Here’s the first part of an essay I wrote on game design, hope you enjoy it…!
The Essential Vitamins of Games
Computer and video games are designed to be fun, but what exactly makes them fun? Why is one game fun when another isn’t? And more importantly, if a game isn’t fun, is it possible to narrow down exactly why it isn’t?
Why is one game mechanic tedious where another is challenging? Is hard work and great fun just the same thing viewed from a different perspective? What drives people to play a game for hours and hours on end, and queue up overnight to buy the next instalment?
For a long time game reviewers have attempted to classify games using percentage marks such as “Graphics”, “Sound”, “Playability”, and “Presentation”… but what exactly is “Playability”? Isn’t this the most important ingredient of a game? Is the playability affected by the quality of graphics and the sound? Some people would actually say it isn’t, but I’m not so sure.
Here is the theory I am going to describe in this essay:
- In order for a game – any game – to be fun, you have to have 3 key ingredients that I’m going to call Vitamins A, B and C.
- Any game that is weak in one of A, B or C will suffer unless it is very good in the other two ingredients.
- Any game that is weak in two of A, B or C is unlikely to be perceived as a good game.
- However, crack all three in one game, and you’ve have a theoretical blockbuster.
Vitamin A – Entertaining while doing ‘nothing’
The game engine must be entertaining to interact with.
How do you know whether a game has ‘Vitamin A’? Easy, just play it without actually achieving anything, and see if it’s still vaguely entertaining. Don’t collect any items, don’t kill any bad guys, don’t get any score, just interact with the game engine and see what’s left.

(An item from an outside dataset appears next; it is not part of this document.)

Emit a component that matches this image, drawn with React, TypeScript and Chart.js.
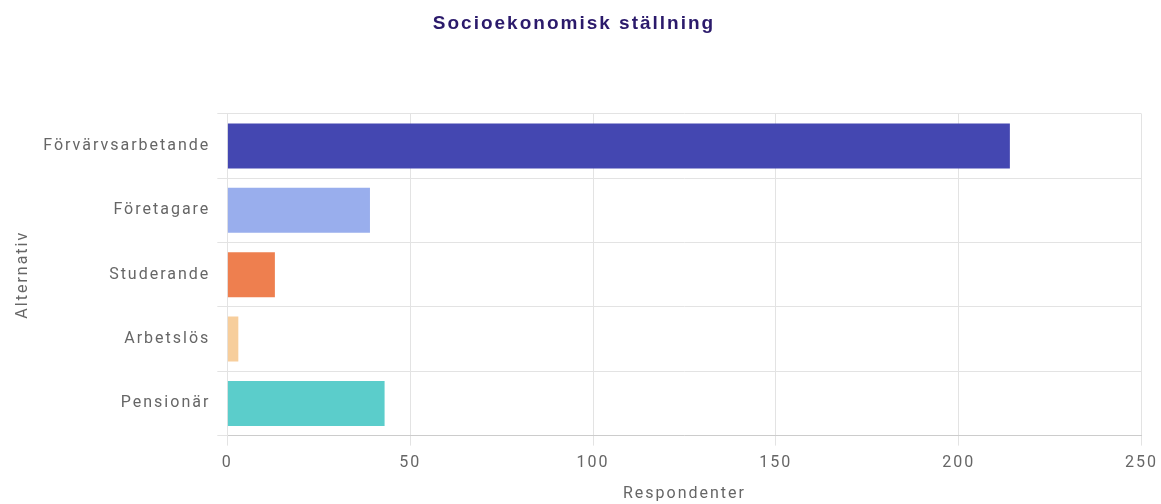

So – do the graphics look good? Do they look realistic? Is the music good? If it’s a movie tie in, is there entertainment in the fact that it looks like the movie?
Is the frame rate high enough? What about the walk animation, or the mechanic of jumping? Does it feel responsive? Do the enemies look good?
This is the Vitamin A of the game – it is, in essence, a reward to the player for doing nothing other than purchasing the game. It’s basically just a feeling of entertainment just by being in the game world. In the days of Doom and Quake there was entertainment just from the fact that a game was 3D – it was new and interesting to be able to walk around a 3D simulated world. Now 3D graphics are standard, so we have to think of new ways to make the game engine different, fresh and interesting. This might come from cell-shaded graphics, the Wii’s motion-sensing peripheral, or realistic physics in a game.
We’ve all played games that are high in Vitamin A and deficient in B and C… they are called tech demos! Physics games are extremely high in vitamin A, since the entire game is based around interacting with the environment.
But in order to make a complete game, you need objectives and rewards, which is where Vitamin B comes in.